# [SHORT EXERCISE]
From the very first line of the data to the line containing "const errData = rowIndex.map((r, i)", retype everything exactly, leaving the pictures behind.

# [COLLECTED MATERIAL]
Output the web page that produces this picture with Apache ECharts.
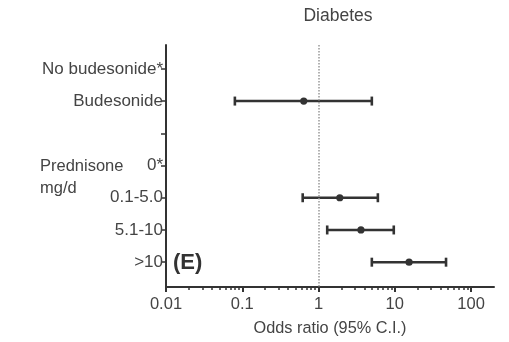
<!DOCTYPE html>
<html><head><meta charset="utf-8">
<script src="https://cdn.jsdelivr.net/npm/echarts@6/dist/echarts.min.js"></script>
<style>html,body{margin:0;padding:0;background:#fff}#c{width:509px;height:342px}</style>
</head><body><div id="c"></div>
<script>
// ---- data ----
const rowLabels = ["No budesonide*", "Budesonide", "", "0*", "0.1-5.0", "5.1-10", ">10"];
const rowIndex  = [1, 4, 5, 6];            // rows that have an estimate
const estimate  = [0.64, 1.9, 3.6, 15.4];
const lowerCI   = [0.08, 0.62, 1.3, 5.0];
const upperCI   = [5.0, 6.0, 9.7, 47];
const majorTicks = [0.01, 0.1, 1, 10, 100];
const minorTicks = [0.02,0.03,0.04,0.05,0.06,0.07,0.08,0.09,
                    0.2,0.3,0.4,0.5,0.6,0.7,0.8,0.9,
                    2,3,4,5,6,7,8,9,
                    20,30,40,50,60,70,80,90];
const tickLabels = ["0.01", "0.1", "1", "10", "100"];
const refLine = 1;

const FONT = "'Liberation Sans', Arial, Helvetica, sans-serif";
const TXT = '#444';
const INK = '#333';

const errData = rowIndex.map((r, i) => [estimate[i], r, lowerCI[i], upperCI[i]]);

const chart = echarts.init(document.getElementById('c'), null, {renderer: 'canvas'});
chart.setOption({
  animation: false,
  backgroundColor: '#fff',
  title: {
    text: 'Diabetes', left: 333, top: 2, textAlign: 'center',
    textStyle: {fontFamily: FONT, fontSize: 17.5, fontWeight: 'normal', color: TXT}
  },
  grid: {left: 166, right: 15, top: 45, bottom: 54, containLabel: false},
  xAxis: [{
    type: 'log', logBase: 10, min: 0.01, max: 200,
    name: 'Odds ratio (95% C.I.)', nameLocation: 'middle', nameGap: 34,
    nameTextStyle: {fontFamily: FONT, fontSize: 16.3, color: TXT},
    axisLine: {show: true, onZero: false, lineStyle: {color: INK, width: 2}},
    axisTick: {show: true, length: 5, lineStyle: {color: INK, width: 2}, customValues: majorTicks},
    axisLabel: {fontFamily: FONT, fontSize: 16.5, color: TXT, margin: 9, customValues: majorTicks,
      formatter: v => { const i = majorTicks.findIndex(m => Math.abs(Math.log10(m) - Math.log10(v)) < 1e-6); return i >= 0 ? tickLabels[i] : ''; }},
    splitLine: {show: false}
  }, {
    type: 'log', logBase: 10, min: 0.01, max: 200, position: 'bottom', offset: 0,
    axisLine: {show: false, onZero: false},
    axisTick: {show: true, length: 3, lineStyle: {color: INK, width: 1.5}, customValues: minorTicks},
    axisLabel: {show: false},
    splitLine: {show: false}
  }],
  yAxis: {
    type: 'value', inverse: true, min: -0.74, max: 6.77,
    axisLine: {show: true, onZero: false, lineStyle: {color: INK, width: 2}},
    axisTick: {show: true, length: 5, lineStyle: {color: INK, width: 1.5}, customValues: rowLabels.map((_, i) => i)},
    axisLabel: {fontFamily: FONT, fontSize: 17, color: TXT, margin: 3, customValues: rowLabels.map((_, i) => i),
      formatter: v => rowLabels[Math.round(v)] || ''},
    splitLine: {show: false}
  },
  graphic: [
    {type: 'text', left: 40, top: 155, style: {text: 'Prednisone\nmg/d', fontFamily: FONT, fontSize: 16.5, fill: TXT, lineHeight: 22}},
    {type: 'text', left: 173, top: 252, style: {text: '(E)', fontFamily: FONT, fontSize: 22, fontWeight: 'bold', fill: INK}}
  ],
  series: [{
    type: 'custom',
    xAxisIndex: 0,
    encode: {x: [0, 2, 3], y: 1},
    data: errData,
    renderItem: function (params, api) {
      const y = api.value(1);
      const pe = api.coord([api.value(0), y]);
      const pl = api.coord([api.value(2), y]);
      const ph = api.coord([api.value(3), y]);
      const cap = 4.5;
      const st = {stroke: INK, lineWidth: 2.6};
      return {type: 'group', children: [
        {type: 'line', shape: {x1: pl[0], y1: pl[1], x2: ph[0], y2: ph[1]}, style: st},
        {type: 'line', shape: {x1: pl[0], y1: pl[1] - cap, x2: pl[0], y2: pl[1] + cap}, style: st},
        {type: 'line', shape: {x1: ph[0], y1: ph[1] - cap, x2: ph[0], y2: ph[1] + cap}, style: st},
        {type: 'circle', shape: {cx: pe[0], cy: pe[1], r: 3.6}, style: {fill: INK}}
      ]};
    },
    markLine: {
      silent: true, symbol: 'none', label: {show: false},
      lineStyle: {color: '#999', type: 'dotted', width: 1.5},
      data: [{xAxis: refLine}]
    },
    z: 3
  }]
});
</script></body></html>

# [SOLUTION TO THE EXERCISE]
Output the web page that produces this picture with Apache ECharts.
<!DOCTYPE html>
<html><head><meta charset="utf-8">
<script src="https://cdn.jsdelivr.net/npm/echarts@6/dist/echarts.min.js"></script>
<style>html,body{margin:0;padding:0;background:#fff}#c{width:509px;height:342px}</style>
</head><body><div id="c"></div>
<script>
// ---- data ----
const rowLabels = ["No budesonide*", "Budesonide", "", "0*", "0.1-5.0", "5.1-10", ">10"];
const rowIndex  = [1, 4, 5, 6];            // rows that have an estimate
const estimate  = [0.64, 1.9, 3.6, 15.4];
const lowerCI   = [0.08, 0.62, 1.3, 5.0];
const upperCI   = [5.0, 6.0, 9.7, 47];
const majorTicks = [0.01, 0.1, 1, 10, 100];
const minorTicks = [0.02,0.03,0.04,0.05,0.06,0.07,0.08,0.09,
                    0.2,0.3,0.4,0.5,0.6,0.7,0.8,0.9,
                    2,3,4,5,6,7,8,9,
                    20,30,40,50,60,70,80,90];
const tickLabels = ["0.01", "0.1", "1", "10", "100"];
const refLine = 1;

const FONT = "'Liberation Sans', Arial, Helvetica, sans-serif";
const TXT = '#444';
const INK = '#333';

const errData = rowIndex.map((r, i) => [estimate[i], r, lowerCI[i], upperCI[i]]);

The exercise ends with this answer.